Since January, one of Boise’s main crossings over the river has been cut off.
Nine months later, the public can again cross the Broadway Bridge — a $20.2 million, completely new structure intended to last at least 75 years.
The project could have taken up to three years to complete, Idaho Transportation Department Director Brian Ness said at a Friday morning dedication ceremony. (Previously, ITD officials had cited a potential for 18 months of construction.)
By completely closing the bridge and putting workers on it around the clock, ITD was able to reopen it in nine months — just in time for Boise State football’s home opener and not a moment too soon for businesses on the south side of the river who said the closure hurt their income.
Several officials representing agencies that collaborated on the bridge spoke at Friday’s ceremony.
Hundreds crowded together on the roadway to hear them, some on bikes, others on foot. Boise State University president Bob Kustra said the bridge was a symbolic and literal link between the university and the community.
Every week, Kustra said, “student-athletes will cross this bridge and walk into this community, whether it’s St. Luke’s, whether it’s our schools across the Treasure Valley and they will commit to young kids and anyone who’s in trouble and in need in a time of duress.”

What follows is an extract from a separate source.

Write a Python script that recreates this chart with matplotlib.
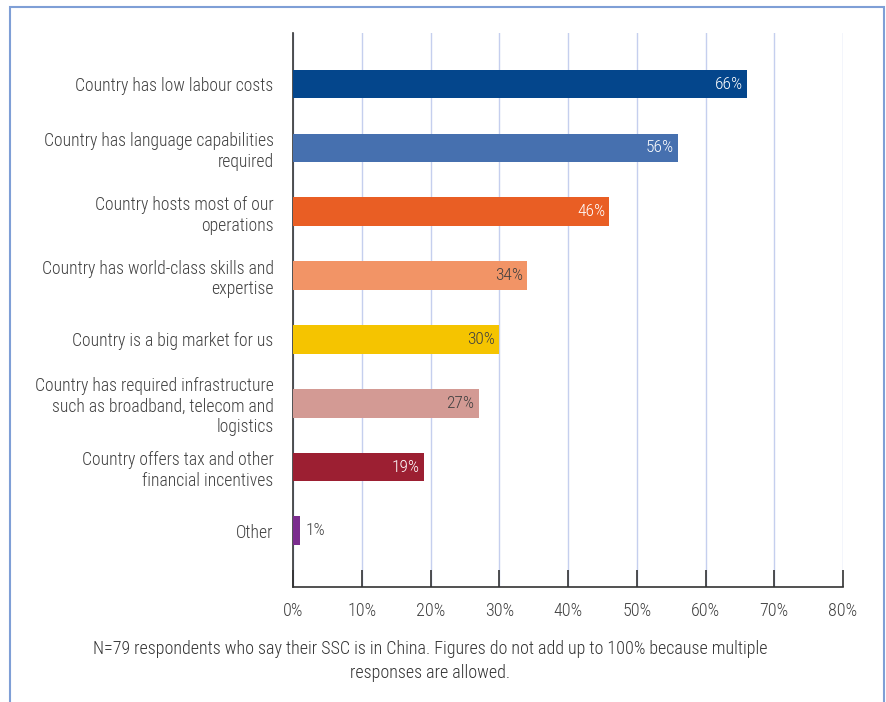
import matplotlib
matplotlib.use("Agg")
import matplotlib.pyplot as plt
from matplotlib.patches import Rectangle

plt.rcParams['font.family'] = ['Roboto Condensed', 'Liberation Sans Narrow', 'Liberation Sans']
plt.rcParams['font.weight'] = 'light'

# reasons for choosing China as SSC location
categories = [
    "Country has low labour costs",
    "Country has language capabilities\nrequired",
    "Country hosts most of our\noperations",
    "Country has world-class skills and\nexpertise",
    "Country is a big market for us",
    "Country has required infrastructure\nsuch as broadband, telecom and\nlogistics",
    "Country offers tax and other\nfinancial incentives",
    "Other",
]
values = [66, 56, 46, 34, 30, 27, 19, 1]
colors = ["#04468c", "#4670af", "#e95e24", "#f29466", "#f5c400", "#d39a94", "#9c1f32", "#7b2d8e"]
label_colors = ["white", "white", "white", "#404040", "#404040", "#404040", "white", "#404040"]
ticks = [0, 10, 20, 30, 40, 50, 60, 70, 80]
note = ("N=79 respondents who say their SSC is in China. Figures do not add up to 100% because multiple\n"
        "responses are allowed.")

fig = plt.figure(figsize=(8.86, 7.02), dpi=100)
ax = fig.add_axes([293 / 886, 1 - 587 / 702, 550 / 886, 554 / 702])

pos = list(range(len(values)))
ax.barh(pos, values, height=0.45, color=colors, zorder=3)

for p, v, c in zip(pos, values, label_colors):
    if v > 5:
        ax.text(v - 0.6, p, f"{v}%", ha="right", va="center", color=c, fontsize=12.5, zorder=4)
    else:
        ax.text(v + 0.8, p, f"{v}%", ha="left", va="center", color=c, fontsize=12.5, zorder=4)

ax.set_xlim(0, 80)
ax.set_ylim(7.88, -0.8)
ax.set_xticks(ticks)
ax.set_xticklabels([f"{t}%" for t in ticks], fontsize=13, color="#404040")
ax.set_yticks(pos)
ax.set_yticklabels(categories, fontsize=12.7, color="#404040", linespacing=1.2)
ax.tick_params(axis="y", length=0, pad=14)
ax.tick_params(axis="x", direction="in", length=12, width=1.2, color="#333333", pad=11)
ax.xaxis.grid(True, color="#c5cfee", linewidth=1.0, zorder=0)

for s in ["top", "right"]:
    ax.spines[s].set_visible(False)
ax.spines["left"].set_color("#333333")
ax.spines["bottom"].set_color("#333333")
ax.spines["left"].set_linewidth(1.2)
ax.spines["bottom"].set_linewidth(1.2)

# frame around the figure
fig.add_artist(Rectangle((10 / 886, -0.05), 874 / 886, 1 - 7 / 702 + 0.05, transform=fig.transFigure,
                         fill=False, edgecolor="#7f9fd6", linewidth=1.5))

fig.text(430 / 886, 1 - 661 / 702, note, ha="center", va="center", fontsize=13, color="#333333",
         linespacing=1.4)

fig.savefig("out.png", dpi=100)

Bill Connors, president of the Boise Metro Chamber of Commerce, expressed pride in the expediency of the construction, but also urged the public to do something specific.
“Please, give a little business to these folks,” he said, referring to the nearby restaurants and businesses that were cut off from the steady stream of bridge traffic since January. “They need it.”
Kevin Martinez, general manager of the Ram Restaurant and Brewery, said his establishment offered deals and relied on regulars to keep trucking through the nine months of construction. But he was ready and eager for things to go back to normal.
“We’re real happy about it,” he said.
Chili’s manager Ken Brown seconded that sentiment.
“We are extremely excited for the bridge to be back open,” he said. “Not only for our lunches ... but especially for the tailgate season.”
Pita Pit’s owner, Nick Epler, told the Statesman in February that business was down 45 percent on Broadway Avenue, which had been his busiest location in Boise and Meridian. When the Statesman reached out to Broadway Pita Pit employees Friday, they said they were so busy they didn’t have time to comment.
Pablo Amezcuo, general manager of Qdoba, said he was relieved. His restaurant kept people coming by offering aggressive specials and appealing to bridge construction workers.
“We’re really happy that it’s finally back open,” he said.
Israel Salgato, regional manager for Qdoba, said he was optimistic business would be better than before the shutdown because the bridge has wider lanes and broader — 10-foot-wide — sidewalks. That, combined with the regular fall semester influx of students, should mean good things for business, he said.
“It’s going to have more business,” he said. “Much better than the old bridge.”